Sverre Svenning, director with Fearnley Consultants, which is part of broker Fearnleys, said net fleet growth was forecast to reach 13 percent this year, despite a pick up in scrapping in May, versus over 16 percent in 2010 and nearly 10 percent in 2009.
“During the course of three years, the entire dry bulk fleet will have expanded by more than 40 percent and there is no chance that demand growth can match that,” he told a Navigate shipping conference in London.
“The freight market is expected to remain subdued for the next 18 to 24 months. We do not foresee any significant upturn before the end of 2013.”
Ship owners went on a ship ordering spree before economic turmoil in 2008 hit the sector. It normally takes three years for a ship to hit the water from when it is ordered.
“We think this year will become a record delivery year both for capesizes and for bulk carriers in general,” Svenning said. “The dry bulk market has tanked, there is no doubt about it.”
Fearnleys estimated net fleet growth would reach 11 percent next year before coming off substantially in 2013 to 4 percent.
“(There will be) strong fleet growth through to 2012 before we see a more benign development in 2013,” he said.
Svenning said there had been expectation that rates would stay soft when they hit a record low in late 2008.
“Then the Chinese came back in the spring of 2009 and saved everybody by increasing imports of iron ore and coal,” he said. “After two relatively good years we see now that capesizes especially and to a certain degree panamaxes are really, really low in earnings.”

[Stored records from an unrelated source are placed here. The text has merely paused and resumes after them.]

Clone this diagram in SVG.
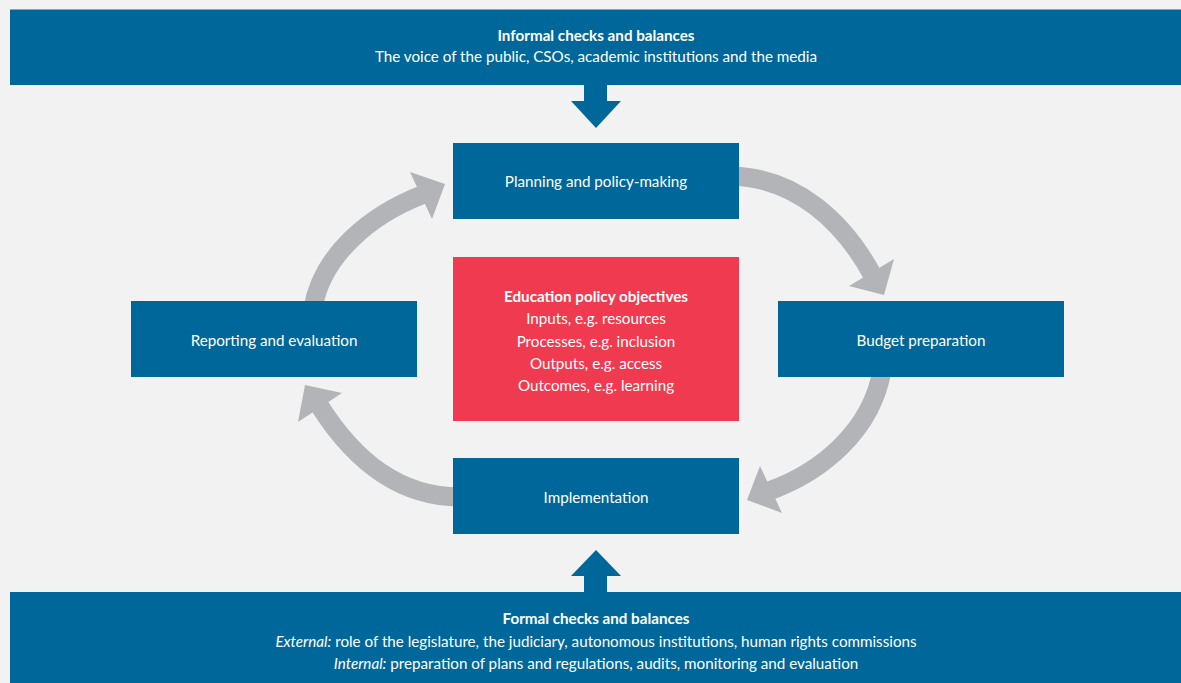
<svg xmlns="http://www.w3.org/2000/svg" width="1181" height="683" viewBox="0 0 1181 683">
<style>
.blue{fill:#00679a}
.red{fill:#ef3a4f}
.band{fill:none;stroke:#b3b4b8;stroke-width:19}
.head{fill:#b3b4b8}
text{font-family:Lato,"Open Sans","Liberation Sans",sans-serif;font-size:15.2px;fill:#ffffff;text-anchor:middle}
.b{font-weight:bold}
.i{font-style:italic}
</style>
<rect width="1181" height="683" fill="#f1f2f1"/>
<g id="connectors">
<path class="band" d="M730,176 C796,177 844,222 873,276"/>
<polygon class="head" points="849,286 894,259 884,295"/>
<path class="band" d="M882,370 C872,430 822,472 769,491"/>
<polygon class="head" points="760,466 782,513 747,500"/>
<path class="band" d="M460,497 C400,497 355,462 319,405"/>
<polygon class="head" points="342,393 298,422 305,385"/>
<path class="band" d="M313,308 C322,255 370,215 423,194.5"/>
<polygon class="head" points="410,172 432,219 445,184"/>
<polygon class="blue" points="584,84 607,84 607,101 621,101 596,128 571,101 584,101"/>
<polygon class="blue" points="584,593 607,593 607,576 621,576 596,550 571,576 584,576"/>
</g>
<g id="informal">
<rect class="blue" x="10" y="9.5" width="1171" height="75.5"/>
<text class="b" x="596" y="40.5">Informal checks and balances</text>
<text x="596" y="62">The voice of the public, CSOs, academic institutions and the media</text>
</g>
<g id="planning">
<rect class="blue" x="453" y="143" width="286" height="76"/>
<text x="596" y="187">Planning and policy-making</text>
</g>
<g id="objectives">
<rect class="red" x="453" y="257" width="286" height="164"/>
<text class="b" x="596" y="302">Education policy objectives</text>
<text x="596" y="324">Inputs, e.g. resources</text>
<text x="596" y="346.5">Processes, e.g. inclusion</text>
<text x="596" y="369">Outputs, e.g. access</text>
<text x="596" y="391">Outcomes, e.g. learning</text>
</g>
<g id="reporting">
<rect class="blue" x="131" y="301" width="286" height="76"/>
<text x="274" y="345.5">Reporting and evaluation</text>
</g>
<g id="budget">
<rect class="blue" x="778" y="301" width="286" height="76"/>
<text x="921" y="345.5">Budget preparation</text>
</g>
<g id="implementation">
<rect class="blue" x="453" y="458" width="286" height="76"/>
<text x="596" y="502.5">Implementation</text>
</g>
<g id="formal">
<rect class="blue" x="10" y="592" width="1171" height="91"/>
<text class="b" x="596" y="624">Formal checks and balances</text>
<text x="596" y="647"><tspan class="i">External:</tspan> role of the legislature, the judiciary, autonomous institutions, human rights commissions</text>
<text x="596" y="669"><tspan class="i">Internal:</tspan> preparation of plans and regulations, audits, monitoring and evaluation</text>
</g>
</svg>
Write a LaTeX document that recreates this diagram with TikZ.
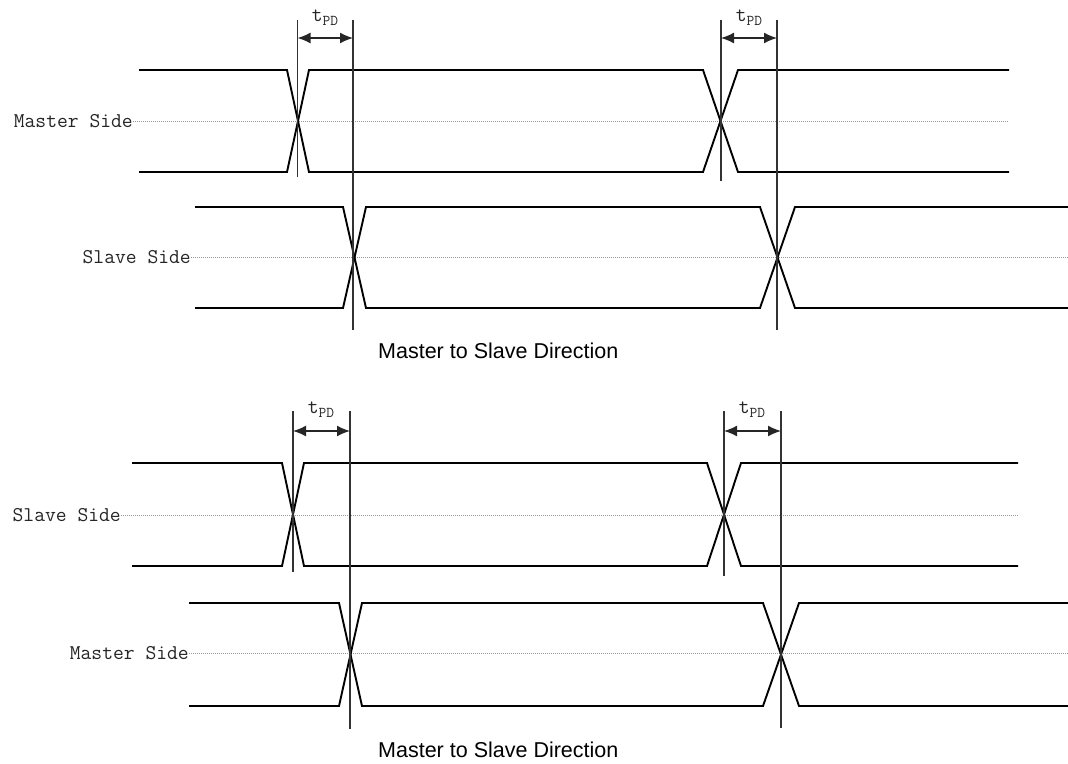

Average capesize earnings have fallen to below $5,000 a day this year, below operating costs estimated at $7,500 to $8,000 a day, compared with over $200,000 a day before the financial crisis in 2008. They reached $10,937 a day on Tuesday, Baltic Exchange data showed.
“Everyone is anticipating the freight market is going to be disappointingly low for probably 12 to 24 months,” James Leake, managing director of ICAP Shipping Research, told the conference.
Iron ore and coal account for about two thirds of total seaborne trade of dry bulk volumes.
Svenning said coal imports, excluding India, were down about 2 percent year-on-year in the first quarter of this year and dropped about 7 percent from the fourth quarter of 2010, which “indicates a weaker momentum in the market”.
“We see that coal imports are increasing still, but the effect on total demand is relatively small.”
He said iron ore imports continued to increase and had risen 12 percent year-on-year in the first quarter of this year, rising 6 percent from the fourth quarter of 2010.
“The problem is the steel industry in Japan, South Korea and Taiwan -- they are all producing at very closely to capacity. So they don’t need any more iron ore, so again we have to look to China.”
Simon Young, chief executive of COSCO UK, a unit of China’s top shipping conglomerate (601919.SS), told the conference indications were growing that throughput at China’s ports was slowing down and iron ore imports could weaken.
He said the dry freight market had experienced a “super cycle” boom period encouraging players to expect China to have annual growth of iron ore and coal trade of over 20 percent.
“The booming period was so long that this made everybody believe that China would never stop,” he said. “Nobody could guarantee for every year for the next 10 years to have a 20 or 30 percent increase.”